In the current climate, I feel obligated to also note that ad revenue fluctuates according to economic conditions. This year’s uncertainties have caused advertisers to lower their planned spending. So, in sum, advertising can force a media company to do things that require more and more views, cause more interruption, have to wait for payment, and it is susceptible to the economy’s ups and downs.
Subscriptions
Subscriptions tend to be less susceptible to economic swings. Also, since publishers collect the fees up front, they have the cash in hand to pay for operations. Another advantage for subscription-based orgs can be that they usually don’t have to generate as many views or listens as ad-supported media. (So, no need to cut articles in half just to get more pageviews, and no need to stuff a page or video full of ads.)
Attracting paid subscribers, though, can be tough. Subscription products have to consistently provide whatever types of content gets people to subscribe — and keep providing it to get them to renew, increasing the average “lifetime value,” a very important metric. That means the journalism has to stay on target, often go deeper than any competition, and provide stories and assets that subscribers really want.
Affiliate marketing
Some media organizations make some, or the preponderance of their revenue by earning a percentage on purchases that their readers and viewers make after clicking to buy from their pages. The New York Times is one notable mainstream publication that gets paid for book and ticket sales generated from its review pages.
Trustworthy publishers who go this route have to transparently manage the ethics. Most legitimate journalistic organizations disclose that they receive a percentage of sales, and they work to keep the review process editorially independent.
Publishers, meanwhile, are at the mercy of their so-called “affiliate marketing” partners. Amazon has repeatedly changed the percentages they pay publishers. And the e-commerce platform offers very different amounts for different product categories, which can affect a publisher’s decisions about what types of products to write and talk about.
Platforms
Many publishers today earn significant chunks of revenue from partnerships with aggregators such as Apple News or Smart News, which pay based upon how much a publisher’s content is accessed by their subscribers.
The upside is that publishers can get tremendous reach — to many millions of people. But some publishers skip the opportunity, finding that platforms like Apple News cut into their ability to sell subscriptions on their own. They find that people reading their content may not know which publisher is providing it.
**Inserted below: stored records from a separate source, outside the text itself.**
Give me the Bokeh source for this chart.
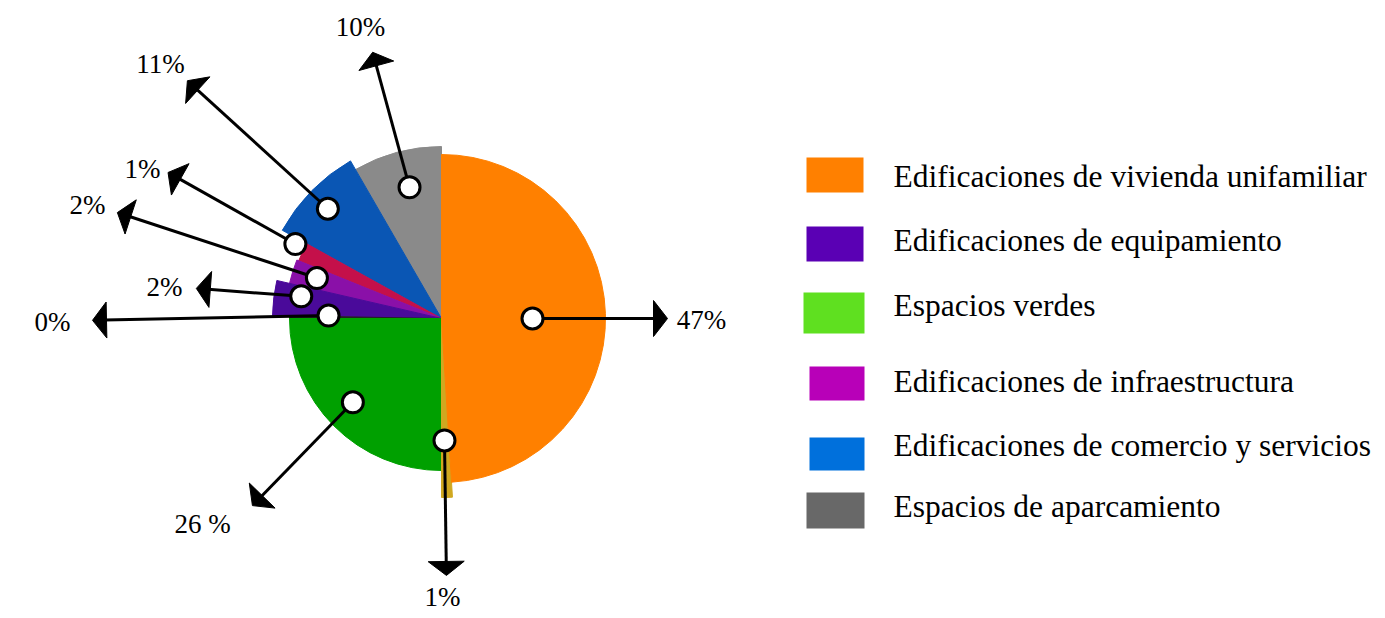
import numpy as np
from bokeh.plotting import figure
from bokeh.models import Range1d, ColumnDataSource
from bokeh.embed import file_html
from bokeh.resources import INLINE
from bokeh.core.properties import value

# ---------------- data ----------------
# slices, counter-clockwise starting at the top (12 o'clock)
slice_names = ["Espacios de aparcamiento", "Edificaciones de comercio y servicios",
               "Otros (rojo)", "Edificaciones de infraestructura",
               "Edificaciones de equipamiento", "Otros (0%)", "Espacios verdes",
               "Otros (amarillo)", "Edificaciones de vivienda unifamiliar"]
slice_labels = ["10%", "11%", "1%", "2%", "2%", "0%", "26 %", "1%", "47%"]
slice_deg = [30, 31, 7, 9, 12, 1, 90, 3.5, 176.5]   # angular size as drawn

legend_labels = ["Edificaciones de vivienda unifamiliar",
                 "Edificaciones de equipamiento",
                 "Espacios verdes",
                 "Edificaciones de infraestructura",
                 "Edificaciones de comercio y servicios",
                 "Espacios de aparcamiento"]

# ---------------- styles / layout ----------------
slice_colors = ["#8a8a8a", "#0a56b4", "#c4104a", "#8a10a8", "#4a0a9a",
                "#222222", "#00a000", "#d0a820", "#ff8000"]
slice_radius = [172, 182, 154, 156, 169, 152, 152, 179, 164]
marker_angle = [103.7, 136.0, 153.0, 162.0, 171.0, 178.5, -136.6, -88.6, 0.0]
marker_r = [135, 158, 164, 131, 142, 113, 122, 122, 91]
tip_angle = [104.5, 136.9, 151.9, 161.9, 173.0, 180.3, -135.3, -88.9, 0.0]
tip_r = [275, 348, 310, 341, 247, 349, 266, 257, 226]
label_x = [360, 160, 142, 87, 164, 52, 202, 442, 701]
label_y_px = [35, 72, 177, 213, 295, 330, 532, 605, 328]

legend_colors = ["#ff8000", "#5a00b4", "#5fe020", "#b800b8", "#0070dc", "#686868"]
legend_box_px = [(806, 863, 157, 192), (806, 863, 226, 261), (803, 864, 292, 333),
                 (809, 864, 366, 400), (809, 864, 437, 470), (806, 864, 492, 528)]
legend_base_px = [185, 249, 314, 390, 454, 515]
text_shift = 9   # renderer places the alphabetic baseline a little low

W, H = 1377, 614
TOP = 618
def Y(ypix):
    return TOP - np.asarray(ypix, dtype=float)

cx, cy = 441.0, float(Y(318))

p = figure(width=W, height=H, x_range=Range1d(0, W), y_range=Range1d(TOP - H, TOP),
           output_backend="svg", toolbar_location=None,
           x_axis_type=None, y_axis_type=None, min_border=0)
p.grid.visible = False
p.outline_line_color = None
p.background_fill_color = "white"

# wedges
deg = np.array(slice_deg, dtype=float)
starts = 90 + np.concatenate([[0], np.cumsum(deg)[:-1]])
ends = starts + deg
src = ColumnDataSource(dict(start=starts, end=ends, r=slice_radius, color=slice_colors))
p.wedge(x=cx, y=cy, radius="r", start_angle="start", end_angle="end",
        start_angle_units="deg", end_angle_units="deg",
        fill_color="color", line_color="color", line_width=1, source=src)

# markers and arrows
ma = np.radians(marker_angle)
mx = cx + np.array(marker_r) * np.cos(ma)
my = cy + np.array(marker_r) * np.sin(ma)
ta = np.radians(tip_angle)
tx = cx + np.array(tip_r) * np.cos(ta)
ty = cy + np.array(tip_r) * np.sin(ta)

dx, dy = tx - mx, ty - my
L = np.hypot(dx, dy)
ux, uy = dx / L, dy / L
head_len, head_w = 14.0, 36.0
bx, by = tx - head_len * ux, ty - head_len * uy
px_, py_ = -uy, ux
xs = [[tx[i], bx[i] + head_w / 2 * px_[i], bx[i] - head_w / 2 * px_[i]] for i in range(len(tx))]
ys = [[ty[i], by[i] + head_w / 2 * py_[i], by[i] - head_w / 2 * py_[i]] for i in range(len(ty))]

p.segment(x0=mx, y0=my, x1=bx + 2 * ux, y1=by + 2 * uy, line_color="black", line_width=3)
p.patches(xs=xs, ys=ys, fill_color="black", line_color="black", line_width=1)
p.scatter(x=mx, y=my, size=21, marker="circle", fill_color="white",
          line_color="black", line_width=3)

# percentage labels
p.text(x=label_x, y=Y(np.array(label_y_px) - text_shift), text=slice_labels,
       text_align="center", text_baseline="alphabetic",
       text_font=value("Liberation Serif"), text_font_size="27px", text_color="black")

# legend
lx0 = [b[0] for b in legend_box_px]
lx1 = [b[1] for b in legend_box_px]
ly0 = Y([b[3] for b in legend_box_px])
ly1 = Y([b[2] for b in legend_box_px])
p.quad(left=lx0, right=lx1, bottom=ly0, top=ly1, fill_color=legend_colors, line_color=None)
p.text(x=[893] * len(legend_labels), y=Y(np.array(legend_base_px) - text_shift),
       text=legend_labels, text_align="left", text_baseline="alphabetic",
       text_font=value("Liberation Serif"), text_font_size="31.5px", text_color="black")

open("out.html", "w").write(file_html(p, INLINE))
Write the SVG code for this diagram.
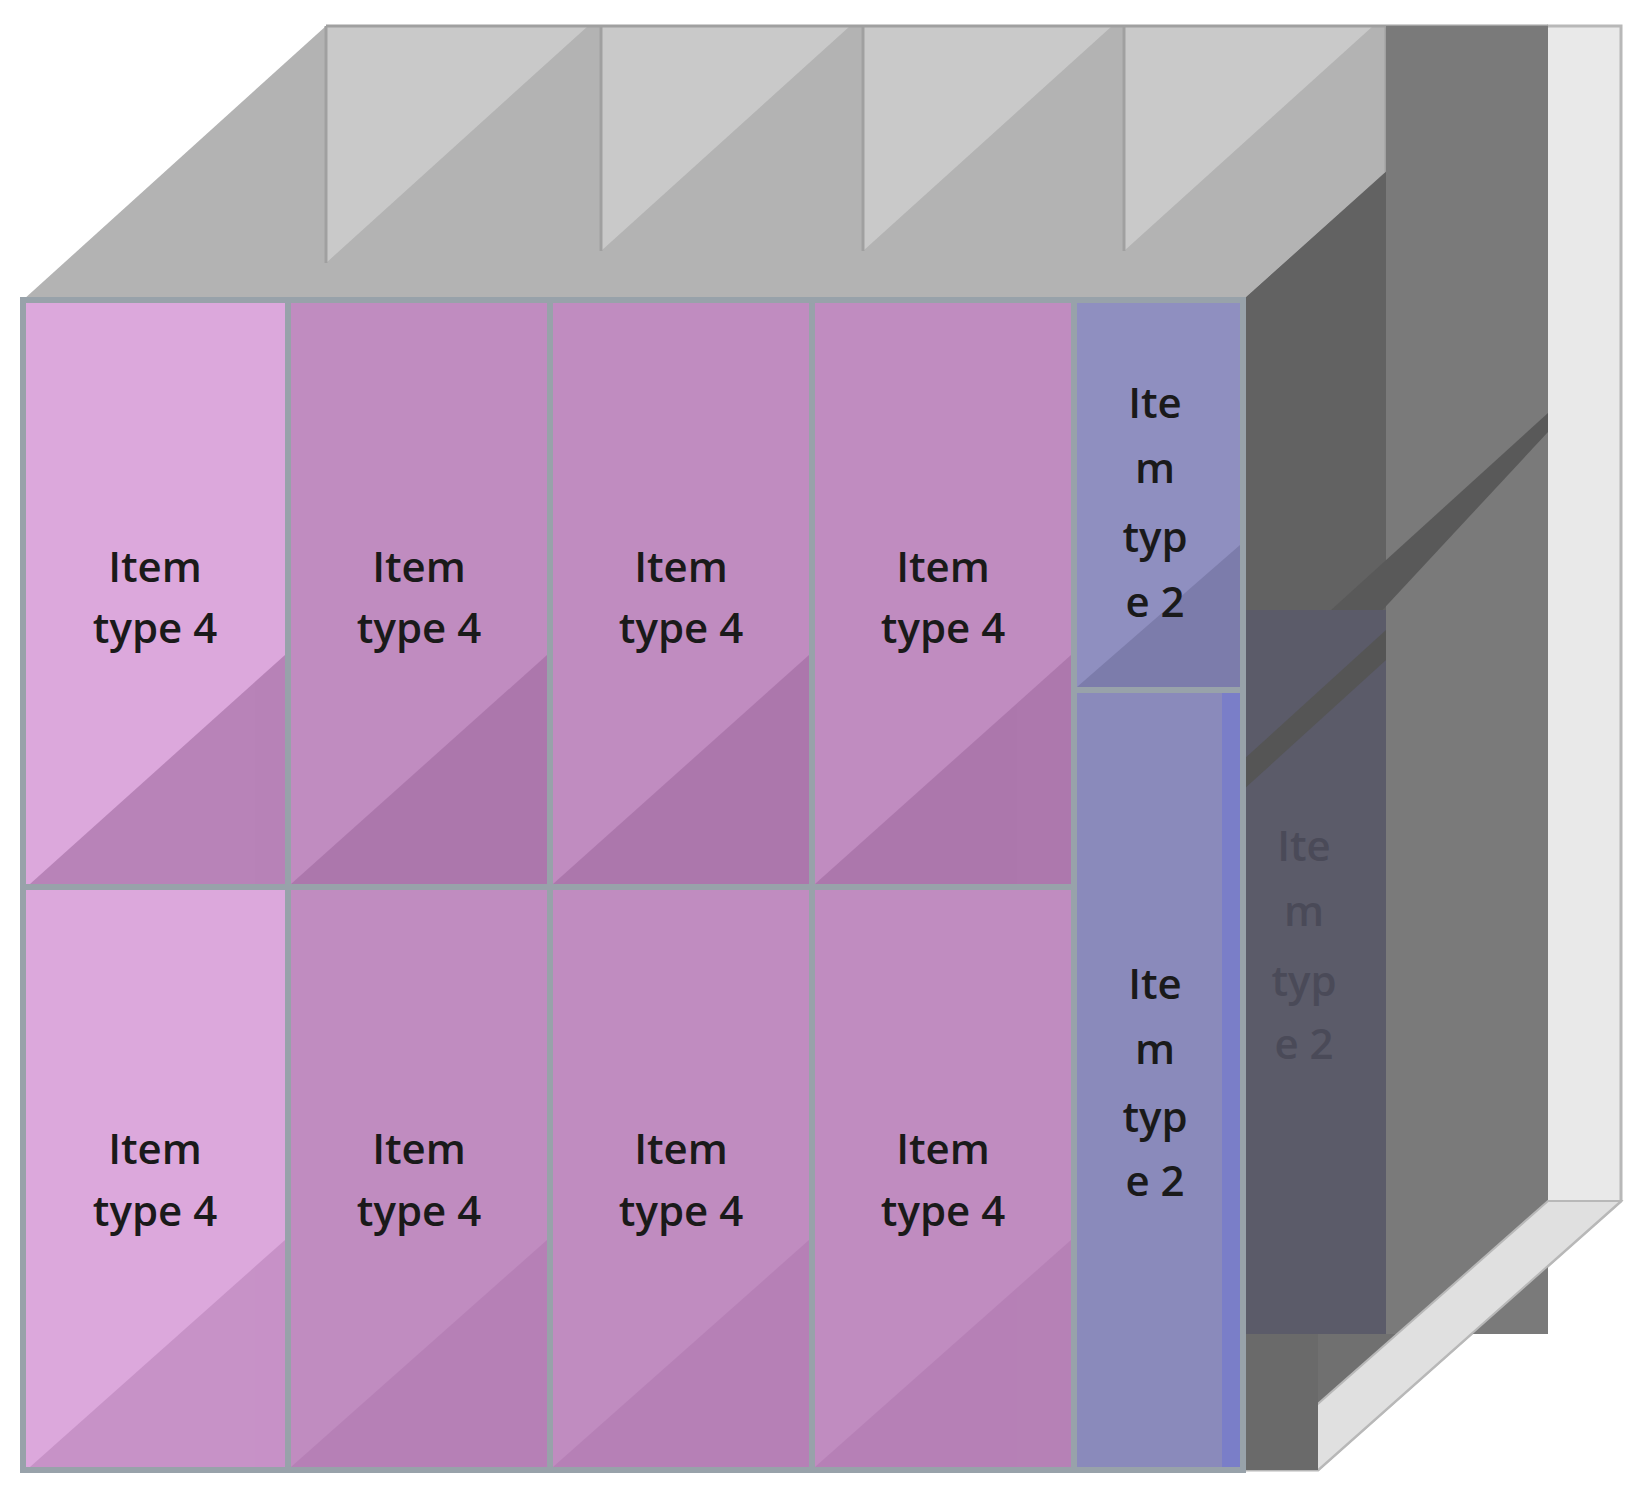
<svg xmlns="http://www.w3.org/2000/svg" width="1640" height="1498" viewBox="0 0 1640 1498">
<style>
.t{font-family:"Open Sans","DejaVu Sans",sans-serif;font-size:42px;font-weight:600;text-anchor:middle;fill:#1a1a1a}
.d{fill:#4a4a58}
.cell{stroke:#98a2aa;stroke-width:6}
</style>
<rect width="1640" height="1498" fill="#fff"/>
<g id="box-right">
<polygon points="1548,26 1621,26 1621,1201 1318,1470 1243,1470 1243,300" fill="#e9e9e9" stroke="#b8b8b8" stroke-width="3"/>
</g>
<g id="top">
<polygon points="23,300 1243,300 1548,26 326,26" fill="#b3b3b3"/>
<polygon points="326,26 588,26 326,263" fill="#c9c9c9"/>
<polygon points="601,26 850,26 601,251" fill="#c9c9c9"/>
<polygon points="863,26 1112,26 863,251" fill="#c9c9c9"/>
<polygon points="1124,26 1373,26 1124,251" fill="#c9c9c9"/>
<polygon points="1386,26 1548,26 1386,172" fill="#c9c9c9"/>
<g stroke="#a0a0a0" stroke-width="3">
<line x1="326" y1="26" x2="326" y2="263"/><line x1="601" y1="26" x2="601" y2="251"/>
<line x1="863" y1="26" x2="863" y2="251"/><line x1="1124" y1="26" x2="1124" y2="251"/>
<line x1="1386" y1="26" x2="1386" y2="172"/>
<line x1="326" y1="26" x2="1548" y2="26"/>
</g>
</g>
<g id="side">
<polygon points="1243,300 1548,26 1548,1201 1243,1470" fill="#707070"/>
<rect x="1386" y="26" width="162" height="1308" fill="#7a7a7a"/>
<polygon points="1243,300 1386,172 1386,1334 1243,1334" fill="#626262"/>
<polygon points="1243,690 1548,413 1548,432 1243,760" fill="#595959"/>
<rect x="1243" y="610" width="143" height="724" fill="#5b5b69"/>
<polygon points="1243,760 1386,630 1386,660 1243,790" fill="#555"/>
<polygon points="1243,1470 1318,1470 1621,1201 1548,1201" fill="#e0e0e0" stroke="#b8b8b8" stroke-width="2"/>
<rect x="1243" y="1334" width="75" height="136" fill="#6a6a6a"/>
<text class="t d" x="1304" y="861">Ite</text>
<text class="t d" x="1304" y="926">m</text>
<text class="t d" x="1304" y="996">typ</text>
<text class="t d" x="1304" y="1059">e 2</text>
</g>
<g id="cells">
<rect class="cell" x="23" y="300" width="265" height="587" fill="#dca8dc"/>
<rect class="cell" x="288" y="300" width="262" height="587" fill="#c08cc0"/>
<rect class="cell" x="550" y="300" width="262" height="587" fill="#c08cc0"/>
<rect class="cell" x="812" y="300" width="262" height="587" fill="#c08cc0"/>
<rect class="cell" x="23" y="887" width="265" height="583" fill="#dca8dc"/>
<rect class="cell" x="288" y="887" width="262" height="583" fill="#c08cc0"/>
<rect class="cell" x="550" y="887" width="262" height="583" fill="#c08cc0"/>
<rect class="cell" x="812" y="887" width="262" height="583" fill="#c08cc0"/>
<g fill="#a06aa0" opacity="0.6">
<polygon points="30,884 285,884 285,655"/><polygon points="291,884 547,884 547,655"/>
<polygon points="553,884 809,884 809,655"/><polygon points="815,884 1071,884 1071,655"/>
</g>
<g fill="#a870a8" opacity="0.4">
<polygon points="30,1467 285,1467 285,1240"/><polygon points="291,1467 547,1467 547,1240"/>
<polygon points="553,1467 809,1467 809,1240"/><polygon points="815,1467 1071,1467 1071,1240"/>
</g>
<rect class="cell" x="1074" y="300" width="169" height="390" fill="#8f8fc0"/>
<polygon points="1077,687 1240,687 1240,545" fill="#7c7cab"/>
<rect class="cell" x="1074" y="690" width="169" height="780" fill="#8a8abb"/>
<rect x="1222" y="693" width="18" height="774" fill="#7a7ec8"/>
<text class="t" x="155" y="582">Item</text><text class="t" x="155" y="643">type 4</text>
<text class="t" x="419" y="582">Item</text><text class="t" x="419" y="643">type 4</text>
<text class="t" x="681" y="582">Item</text><text class="t" x="681" y="643">type 4</text>
<text class="t" x="943" y="582">Item</text><text class="t" x="943" y="643">type 4</text>
<text class="t" x="155" y="1164">Item</text><text class="t" x="155" y="1226">type 4</text>
<text class="t" x="419" y="1164">Item</text><text class="t" x="419" y="1226">type 4</text>
<text class="t" x="681" y="1164">Item</text><text class="t" x="681" y="1226">type 4</text>
<text class="t" x="943" y="1164">Item</text><text class="t" x="943" y="1226">type 4</text>
<text class="t" x="1155" y="418">Ite</text><text class="t" x="1155" y="483">m</text>
<text class="t" x="1155" y="552">typ</text><text class="t" x="1155" y="617">e 2</text>
<text class="t" x="1155" y="999">Ite</text><text class="t" x="1155" y="1064">m</text>
<text class="t" x="1155" y="1132">typ</text><text class="t" x="1155" y="1196">e 2</text>
</g>
</svg>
Publishers who do opt in bear the cost of preparing and maintaining feeds to match the platforms’ technical requirements. And they have to live with little control over how their material is presented, how much it’s surfaced to users in the platform, how many ads appear, what they can link out to, how the platforms use data collected, or what the fees are.
Publishers also have been doing deals with AI platforms looking to access content to train their language models. “They’re using us for scraping, so we might as well get paid,” one publishing executive told me recently in a resigned tone. Doing such deals may not affect daily editorial operations but can influence the ability over time to attract people to a media property, especially for archived or evergreen content.
Voluntary contributions
Asking people in a community to charitably support a news organization can work, especially for original coverage of local news or of special interest topics such as climate and the environment. Seldom do such contributions provide a majority of revenue — with a few public broadcast stations as notable exceptions.
Foundation grants can help, too, but can come with a lot of overhead. I plan to talk about foundations in my next column on the influences of funding sources.
Side businesses
Side businesses — cafes, web or marketing consulting services, digital media training, even selling branded products — account for 15% of news orgs’ revenues, according to a Reuters Institute study released in January. Those businesses can be a way to help support an operation. They’re also entirely different businesses, and so require different kinds of overhead, management, and work processes. That can be a distraction, and so staying focused on managing the media business is crucial.
There are other types of revenues — selling data, gating access to paid feeds such as via APIs, licensing, and more — all of which have their own influences, costs, and considerations. There is no one right or wrong way for a news organization to earn revenue. It is important for their leaders to have some understanding of how the type of revenue can affect their operations.